These tales of woebegone consumers calling tech support have been frequently shared by many a patient (though frustrated) tech-support representative who no doubt marvel at the ability of the computer to instill such fear and intimidation in the average new user. Some of these stories are now urban legends, so much so that the website Technical Support Inc. (tsishow.com) is a comedy program that spoofs a tech-support division at a fictional company and stars real-life tech-support reps.
“Hello? Is this the Internet?”
Rob McDonald, a program director who previously worked as a tech-support rep, recalls a few such conversations he and his colleagues had with users calling the call center:
One of the most typical calls tech support specialists receive is the one from the panicked husband or kids: “How do I delete all these websites from my computer? Please hurry! My wife (or parents) will be home any minute!”
There is also the incident of the customer who claimed that he had signed up with the Internet service provider and that “You took my credit card and you won’t give it back.” It took the call-center rep a while to figure out that the guy had inserted his credit card into the 3.5-inch floppy disk drive on his computer where it had become stuck.
The Wall Street Journal also reported the case of two Dell customers: One user, in an effort to clean his keyboard, had run a bath and soaked the keyboard in soap and water. Another had been using the mouse as a foot pedal.
Another caller -- who didn’t own a computer and had no interest in signing up online -- called McDonald about “the Internet mall.” She had purchased a packet for $100 that provided information on how to get rich on the Web. The caller assumed that she had contacted said mall: “It says right here, ‘Sell your product on the Internet mall’….That’s you, right? That’s who I’m calling -- the Internet?” No Virginia, “the Internet” does not have a phone number or street address.
How to approach Tech Support
Even for savvy computer users who may run their own personal websites or fix minor system glitches, it’s best to approach tech support intelligently.

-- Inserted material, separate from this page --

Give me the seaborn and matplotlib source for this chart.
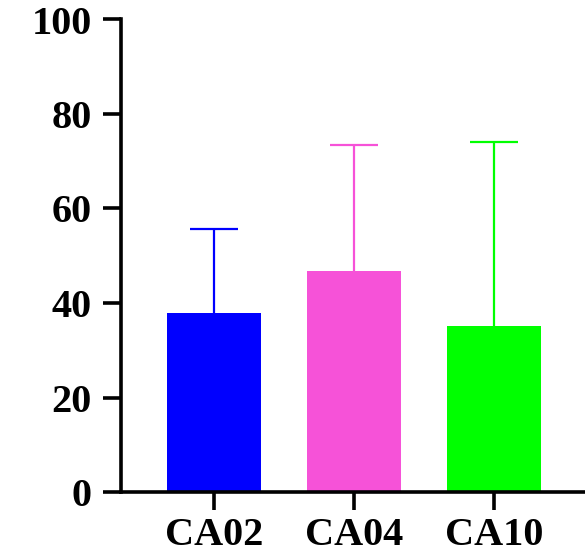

When your system crashes, or you are forced to deal with a glitch that doesn’t make sense, simply describe your exact actions that led to the failure. Sometimes system messages can be difficult to decipher, and it’s best to ask an expert who can guide you through it. The New York Times for example, reports the case of a user who received the message “Error Type 11” and repeatedly typed 11 on his keyboard, thinking that this would fix his computer.
An ounce of prevention
There are certain preventive measures you can take to boost your computer’s health, so to speak. If your system has slowed down to a snail’s pace or keeps crashing, it’s time for a tune-up. Delete old documents, photos, music files, and so on, clear your web cache, and refrain from clicking on suspicious links. Programs like System Mechanic and PefectSpeed also help repair various problems, clear up unwanted clutter on your PC and boost Internet speed. If your computer starts making strange noises, call a tech rep or show it to a professional who can then figure out whether the hard drive has been damaged beyond repair.
There are times when glitches will inevitably occur, but at least you can attempt to fix them and not end up like the user whose monitor started emanating smoke and was eventually referred to 911 by the tech-support rep.